DEAR NATALIE: I’m throwing a lavish 50th birthday party for my husband at this fantastic restaurant in our city. We are inviting 20 of our friends and family. My husband’s best friend is, of course, on the list. He is newly divorced and just started dating someone. She seems nice enough, but the invitation we sent out did not include her. We can only have so many in the dining space and 20 is the limit. I tried to explain this to him, but he became really agitated with me and said that he really wanted to bring her. I told him there was just no room at the table, and now he is threatening not to come. I think this is absolutely ridiculous. I already talked to the restaurant and they said this is all they can comfortably seat.
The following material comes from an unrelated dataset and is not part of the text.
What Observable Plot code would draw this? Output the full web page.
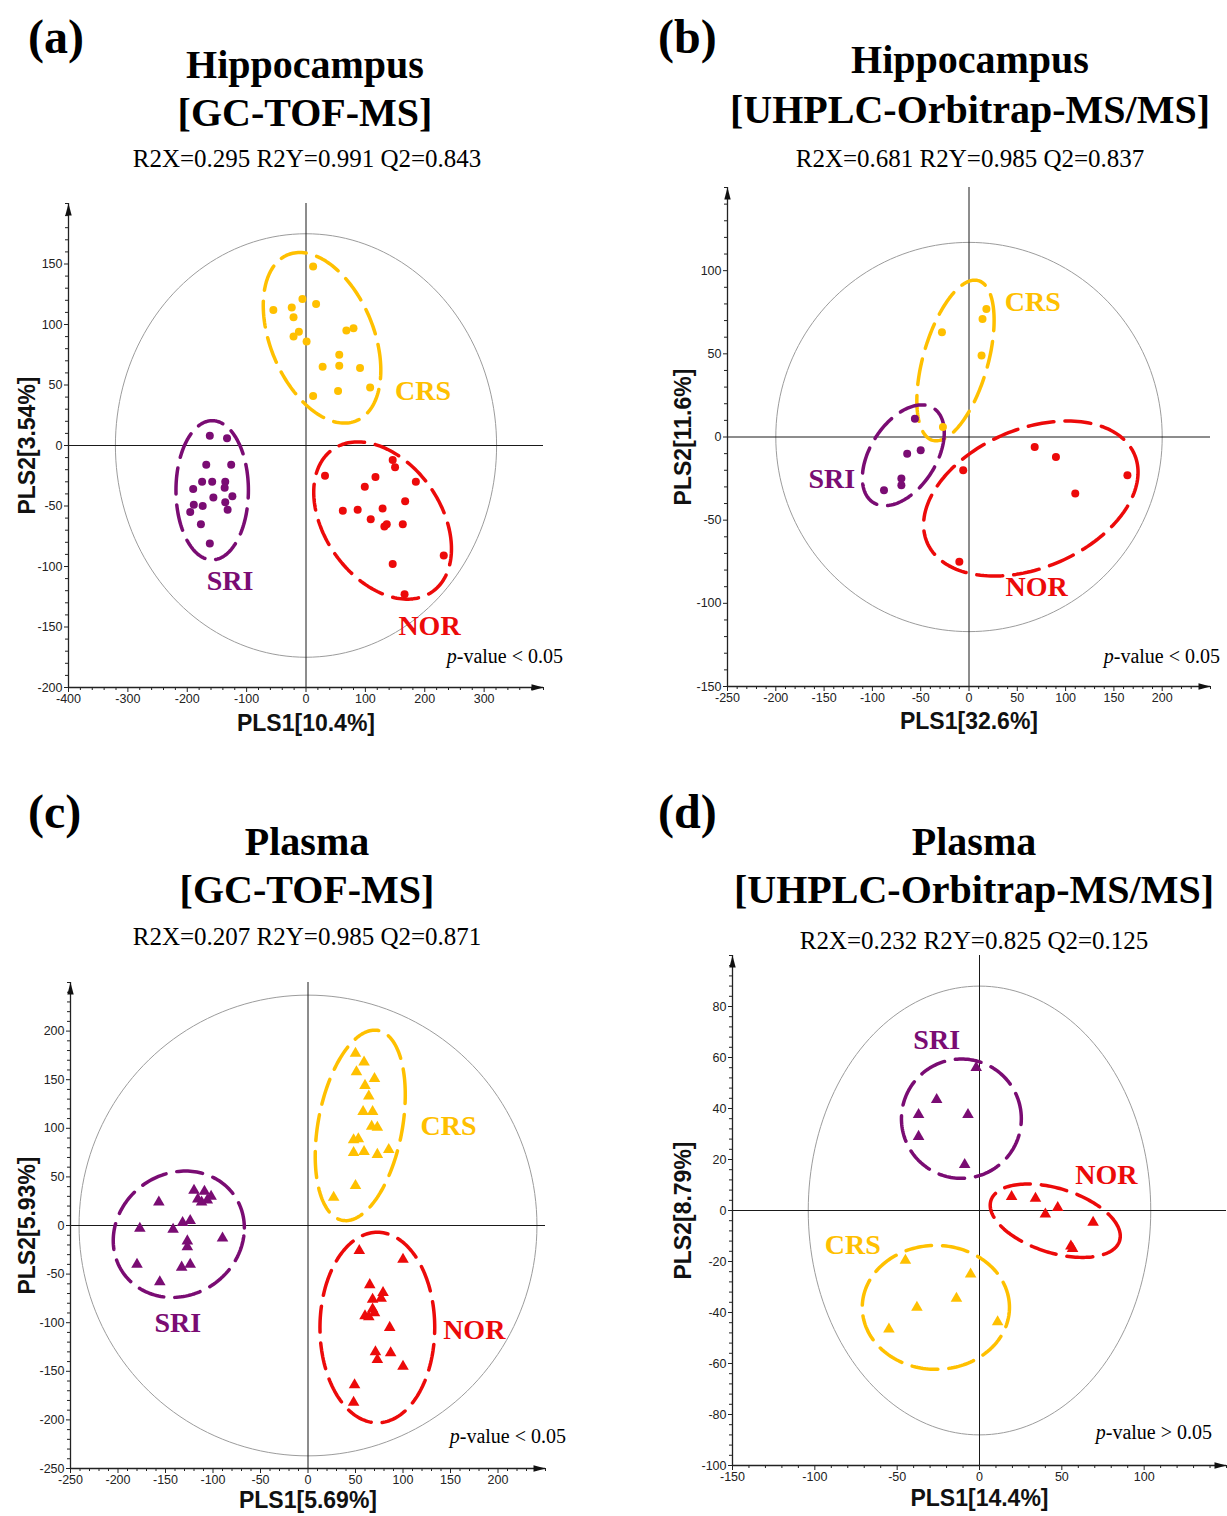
<!DOCTYPE html>
<html><head><meta charset="utf-8">
<script src="https://cdn.jsdelivr.net/npm/d3@7"></script>
<script src="https://cdn.jsdelivr.net/npm/@observablehq/plot@0.6"></script>
<style>
body{margin:0;background:#fff;}
#root{position:relative;width:1227px;height:1516px;overflow:hidden;font-family:"Liberation Serif","Times New Roman",serif;color:#000;}
.t{position:absolute;white-space:nowrap;line-height:1;}
.panel{position:absolute;}
.panel svg{overflow:visible;}
</style></head><body><div id="root"></div>
<script>
// ---------- colours per group ----------
const groupColors = {CRS: "#FFC000", SRI: "#7A0C73", NOR: "#EC0A0A"};

// ---------- (a) Hippocampus GC-TOF-MS ----------
const aCRS = [[12,148],[-6,121],[17,117],[-55,112],[-24,114],[-21,106],[-12,94],[-21,90],[1,86],[68,95],[80,97],[56,75],[28,65],[56,66],[91,64],[54,45],[108,48],[12,41]];
const aSRI = [[-162,8],[-133,6],[-168,-16],[-126,-16],[-175,-30],[-158,-30],[-136,-30],[-190,-36],[-137,-35],[-156,-43],[-124,-42],[-189,-49],[-174,-50],[-136,-47],[-195,-55],[-132,-53],[-177,-65],[-162,-81]];
const aNOR = [[32,-25],[117,-26],[99,-34],[146,-12],[150,-18],[185,-30],[167,-46],[62,-54],[87,-53],[129,-52],[109,-61],[132,-67],[136,-65],[163,-65],[232,-91],[146,-98],[166,-123]];
const aEllipses = [
  {group:"CRS", cx:27, cy:89, w:99, h:70.5, k:-0.38},
  {group:"SRI", cx:-158, cy:-37, w:61, h:57.5, k:0},
  {group:"NOR", cx:129, cy:-62, w:116, h:65, k:-0.36}];
const aHotelling = {rx:321, ry:175};
const aLabels = [{group:"CRS", x:197, y:45},{group:"SRI", x:-128, y:-112},{group:"NOR", x:208, y:-149}];
const aXTicks = [-400,-300,-200,-100,0,100,200,300];
const aYTicks = [-200,-150,-100,-50,0,50,100,150];

// ---------- (b) Hippocampus UHPLC ----------
const bCRS = [[-28,63],[18,77],[14,71],[13,49],[-27,6]];
const bSRI = [[-56,11],[-64,-10],[-50,-8],[-70,-25],[-70,-29],[-88,-32]];
const bNOR = [[68,-6],[90,-12],[-6,-20],[164,-23],[110,-34],[-10,-75]];
const bEllipses = [
  {group:"CRS", cx:-14, cy:46, w:40, h:48.3, k:0.5},
  {group:"SRI", cx:-68, cy:-11, w:42.4, h:30.3, k:0.45},
  {group:"NOR", cx:64, cy:-37, w:111, h:46.6, k:0.34}];
const bHotelling = {rx:200, ry:117};
const bLabels = [{group:"CRS", x:66, y:81},{group:"SRI", x:-142, y:-25},{group:"NOR", x:70, y:-90}];
const bXTicks = [-250,-200,-150,-100,-50,0,50,100,150,200];
const bYTicks = [-150,-100,-50,0,50,100];

// ---------- (c) Plasma GC-TOF-MS ----------
const cCRS = [[50,177],[59,168],[51,158],[70,151],[60,144],[64,133],[58,117],[68,117],[67,102],[73,101],[48,88],[53,89],[48,75],[59,76],[73,73],[85,78],[50,41],[27,29]];
const cSRI = [[-157,24],[-120,36],[-109,35],[-116,27],[-106,26],[-102,30],[-112,24],[-132,3],[-124,5],[-177,-3],[-142,-4],[-90,-13],[-127,-16],[-127,-22],[-180,-40],[-133,-43],[-124,-40],[-156,-58]];
const cNOR = [[54,-26],[100,-35],[65,-61],[79,-69],[68,-76],[77,-75],[68,-86],[60,-93],[70,-90],[64,-94],[86,-105],[71,-130],[87,-131],[73,-138],[100,-145],[49,-164],[48,-182]];
const cEllipses = [
  {group:"CRS", cx:55, cy:103, w:47.4, h:98, k:0.32},
  {group:"SRI", cx:-136, cy:-9, w:69, h:65, k:0.1},
  {group:"NOR", cx:73, cy:-105, w:60.4, h:98, k:0}];
const cHotelling = {rx:241, ry:237};
const cLabels = [{group:"CRS", x:148, y:102},{group:"SRI", x:-137, y:-100},{group:"NOR", x:175, y:-108}];
const cXTicks = [-250,-200,-150,-100,-50,0,50,100,150,200];
const cYTicks = [-250,-200,-150,-100,-50,0,50,100,150,200];

// ---------- (d) Plasma UHPLC ----------
const dSRI = [[-2,56],[-26,43.5],[-37,37.6],[-7,37.6],[-37,29],[-9,18]];
const dNOR = [[19.5,5.4],[34,4.7],[47.5,1.1],[40,-1.4],[69,-4.7],[56.5,-15],[55.5,-14]];
const dCRS = [[-45,-19.6],[-5.4,-25],[-14,-34.5],[-38,-38],[-55,-46.5],[11,-43.7]];
const dEllipses = [
  {group:"SRI", cx:-11, cy:36, w:36.4, h:23.4, k:0},
  {group:"NOR", cx:46, cy:-4, w:39.5, h:14.4, k:-0.42},
  {group:"CRS", cx:-26.5, cy:-38, w:44.7, h:24.3, k:0}];
const dHotelling = {rx:104, ry:88};
const dLabels = [{group:"SRI", x:-26, y:67},{group:"NOR", x:77, y:14},{group:"CRS", x:-77, y:-13.5}];
const dXTicks = [-150,-100,-50,0,50,100];
const dYTicks = [-100,-80,-60,-40,-20,0,20,40,60,80];

// ---------- helpers ----------
function ellipsePts(e, n = 180) {
  const s = Math.sqrt(1 - e.k * e.k);
  return d3.range(n + 1).map(i => {
    const t = 2 * Math.PI * i / n;
    return {x: e.cx + e.w * Math.cos(t), y: e.cy + e.h * (e.k * Math.cos(t) + s * Math.sin(t))};
  });
}
const arrowSymbol = {draw(ctx) { ctx.moveTo(0, 0); ctx.lineTo(3.2, 12); ctx.lineTo(-3.2, 12); ctx.closePath(); }};
function minorTicks(domain, step, major) {
  const m = new Set(major);
  return d3.range(domain[0], domain[1] + 1e-9, step).filter(v => !m.has(v));
}

function makePanel(cfg) {
  const marks = [];
  const [x0, x1] = cfg.xDomain, [y0, y1] = cfg.yDomain;
  marks.push(Plot.line(ellipsePts({cx:0, cy:0, w:cfg.hot.rx, h:cfg.hot.ry, k:0}), {x:"x", y:"y", stroke:"#9c9c9c", strokeWidth:1}));
  marks.push(Plot.ruleX([0], {stroke:"#1a1a1a", strokeWidth:1}));
  marks.push(Plot.ruleY([0], {stroke:"#1a1a1a", strokeWidth:1}));
  marks.push(Plot.ruleX([x0], {stroke:"#222", strokeWidth:1.3}));
  marks.push(Plot.ruleY([y0], {stroke:"#222", strokeWidth:1.3}));
  const tf = d => String(d);
  marks.push(Plot.axisX({ticks: cfg.xTicks, tickSize:5, tickPadding:2, tickFormat: tf, label:null, color:"#222", fontSize:12.5}));
  marks.push(Plot.axisX({ticks: minorTicks(cfg.xDomain, cfg.xMinor, cfg.xTicks), tickSize:3, tickFormat: () => "", label:null, color:"#222"}));
  marks.push(Plot.axisY({ticks: cfg.yTicks, tickSize:4, tickPadding:2, tickFormat: tf, label:null, color:"#222", fontSize:12.5}));
  marks.push(Plot.axisY({ticks: minorTicks(cfg.yDomain, cfg.yMinor, cfg.yTicks), tickSize:3, tickFormat: () => "", label:null, color:"#222"}));
  for (const e of cfg.ellipses) {
    marks.push(Plot.line(ellipsePts(e), {x:"x", y:"y", stroke: groupColors[e.group], strokeWidth:3.5, strokeDasharray:"26,11"}));
  }
  for (const [g, pts] of Object.entries(cfg.points)) {
    marks.push(Plot.dot(pts, {x: d => d[0], y: d => d[1], fill: groupColors[g], r: cfg.r, symbol: cfg.symbol}));
  }
  for (const l of cfg.labels) {
    marks.push(Plot.text([l], {x:"x", y:"y", text:"group", fill: groupColors[l.group], fontSize:28, fontWeight:"bold", fontFamily:"Liberation Serif, Times New Roman, serif"}));
  }
  marks.push(Plot.dot([[x0, y1]], {x: d => d[0], y: d => d[1], symbol: arrowSymbol, fill:"#111", r:5}));
  marks.push(Plot.dot([[x1, y0]], {x: d => d[0], y: d => d[1], symbol: arrowSymbol, fill:"#111", r:5, rotate:90}));
  marks.push(Plot.text([cfg.xLabel], {text: d => d, frameAnchor:"bottom", textAnchor:"middle", lineAnchor:"middle", dy: cfg.xTitleDy, fontSize:23, fontWeight:"bold", fontFamily:"Liberation Sans, Arial, sans-serif", fill:"#111"}));
  marks.push(Plot.text([cfg.yLabel], {text: d => d, frameAnchor:"left", textAnchor:"middle", lineAnchor:"middle", dx: cfg.yTitleDx, rotate:-90, fontSize:23, fontWeight:"bold", fontFamily:"Liberation Sans, Arial, sans-serif", fill:"#111"}));

  const svg = Plot.plot({
    width: cfg.w, height: cfg.h,
    marginLeft: cfg.m[0], marginRight: cfg.m[1], marginTop: cfg.m[2], marginBottom: cfg.m[3],
    x: {domain: cfg.xDomain},
    y: {domain: cfg.yDomain},
    style: {fontFamily: "Liberation Sans, Arial, sans-serif", fontSize: "12.5px", background: "transparent", overflow: "visible"},
    marks
  });
  const div = document.createElement("div");
  div.className = "panel";
  div.style.left = cfg.pos[0] + "px";
  div.style.top = cfg.pos[1] + "px";
  div.appendChild(svg);
  document.getElementById("root").appendChild(div);
}

function addText(html, x, y, size, opts = {}) {
  const d = document.createElement("div");
  d.className = "t";
  d.innerHTML = html;
  d.style.left = x + "px";
  d.style.top = y + "px";
  d.style.fontSize = size + "px";
  d.style.fontWeight = opts.bold ? "bold" : "normal";
  const ax = opts.anchor === "start" ? "0" : opts.anchor === "end" ? "-100%" : "-50%";
  d.style.transform = `translate(${ax},-50%)`;
  document.getElementById("root").appendChild(d);
}

// ---------- panels ----------
makePanel({pos:[0,180], w:560, h:570, m:[68,17,23,63], xDomain:[-400,400], yDomain:[-200,200],
  xTicks:aXTicks, yTicks:aYTicks, xMinor:20, yMinor:10, hot:aHotelling, ellipses:aEllipses,
  points:{CRS:aCRS, SRI:aSRI, NOR:aNOR}, r:4, symbol:"circle", labels:aLabels,
  xLabel:"PLS1[10.4%]", yLabel:"PLS2[3.54%]", yTitleDx:-41, xTitleDy:36});
makePanel({pos:[660,170], w:567, h:580, m:[67,17,17,64], xDomain:[-250,250], yDomain:[-150,150],
  xTicks:bXTicks, yTicks:bYTicks, xMinor:10, yMinor:10, hot:bHotelling, ellipses:bEllipses,
  points:{CRS:bCRS, SRI:bSRI, NOR:bNOR}, r:4, symbol:"circle", labels:bLabels,
  xLabel:"PLS1[32.6%]", yLabel:"PLS2[11.6%]", yTitleDx:-44, xTitleDy:35});
makePanel({pos:[0,960], w:560, h:556, m:[70,15,22,48], xDomain:[-250,250], yDomain:[-250,250],
  xTicks:cXTicks, yTicks:cYTicks, xMinor:10, yMinor:10, hot:cHotelling, ellipses:cEllipses,
  points:{CRS:cCRS, SRI:cSRI, NOR:cNOR}, r:4.3, symbol:"triangle", labels:cLabels,
  xLabel:"PLS1[5.69%]", yLabel:"PLS2[5.93%]", yTitleDx:-43, xTitleDy:32});
makePanel({pos:[660,945], w:567, h:571, m:[72,1,10,51], xDomain:[-150,150], yDomain:[-100,100],
  xTicks:dXTicks, yTicks:dYTicks, xMinor:10, yMinor:4, hot:dHotelling, ellipses:dEllipses,
  points:{SRI:dSRI, NOR:dNOR, CRS:dCRS}, r:4.3, symbol:"triangle", labels:dLabels,
  xLabel:"PLS1[14.4%]", yLabel:"PLS2[8.79%]", yTitleDx:-49, xTitleDy:33});

// ---------- titles ----------
addText("(a)", 28, 37, 48, {bold:true, anchor:"start"});
addText("Hippocampus", 305, 65, 40, {bold:true});
addText("[GC-TOF-MS]", 305, 113, 40, {bold:true});
addText("R2X=0.295 R2Y=0.991 Q2=0.843", 307, 158, 25);
addText("(b)", 658, 37, 48, {bold:true, anchor:"start"});
addText("Hippocampus", 970, 60, 40, {bold:true});
addText("[UHPLC-Orbitrap-MS/MS]", 970, 110, 40, {bold:true});
addText("R2X=0.681 R2Y=0.985 Q2=0.837", 970, 158, 25);
addText("(c)", 28, 812, 48, {bold:true, anchor:"start"});
addText("Plasma", 307, 842, 40, {bold:true});
addText("[GC-TOF-MS]", 307, 890, 40, {bold:true});
addText("R2X=0.207 R2Y=0.985 Q2=0.871", 307, 936, 25);
addText("(d)", 658, 812, 48, {bold:true, anchor:"start"});
addText("Plasma", 974, 842, 40, {bold:true});
addText("[UHPLC-Orbitrap-MS/MS]", 974, 890, 40, {bold:true});
addText("R2X=0.232 R2Y=0.825 Q2=0.125", 974, 940, 25);

// ---------- p-values ----------
addText("<i>p</i>-value &lt; 0.05", 563, 656, 20, {anchor:"end"});
addText("<i>p</i>-value &lt; 0.05", 1220, 656, 20, {anchor:"end"});
addText("<i>p</i>-value &lt; 0.05", 566, 1436, 20, {anchor:"end"});
addText("<i>p</i>-value &gt; 0.05", 1212, 1432, 20, {anchor:"end"});
</script></body></html>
I don’t want my other guests to be uncomfortable because he wants to bring some woman he just met. Am I being ridiculous or is he? I don’t want my husband to know about this, either. I am trying to create a fun, stress-free event for him. Any suggestions on what to do? -YOU CAN’T SIT WITH US
DEAR YOU CAN’T SIT WITH US: This is your party, your guest list and you can absolutely say “no plus-ones” at this event – especially because there is such limited seating. If your husband’s best friend can’t handle that, tell him he can come after the party and meet for a drink at the bar if he wants. This is absolutely ridiculous that he would try and center himself in this situation. He should just show up, have a great night and introduce his new girlfriend to you both another time. If he can’t handle this, then he doesn’t need to come and cause an issue where there doesn’t need to be one.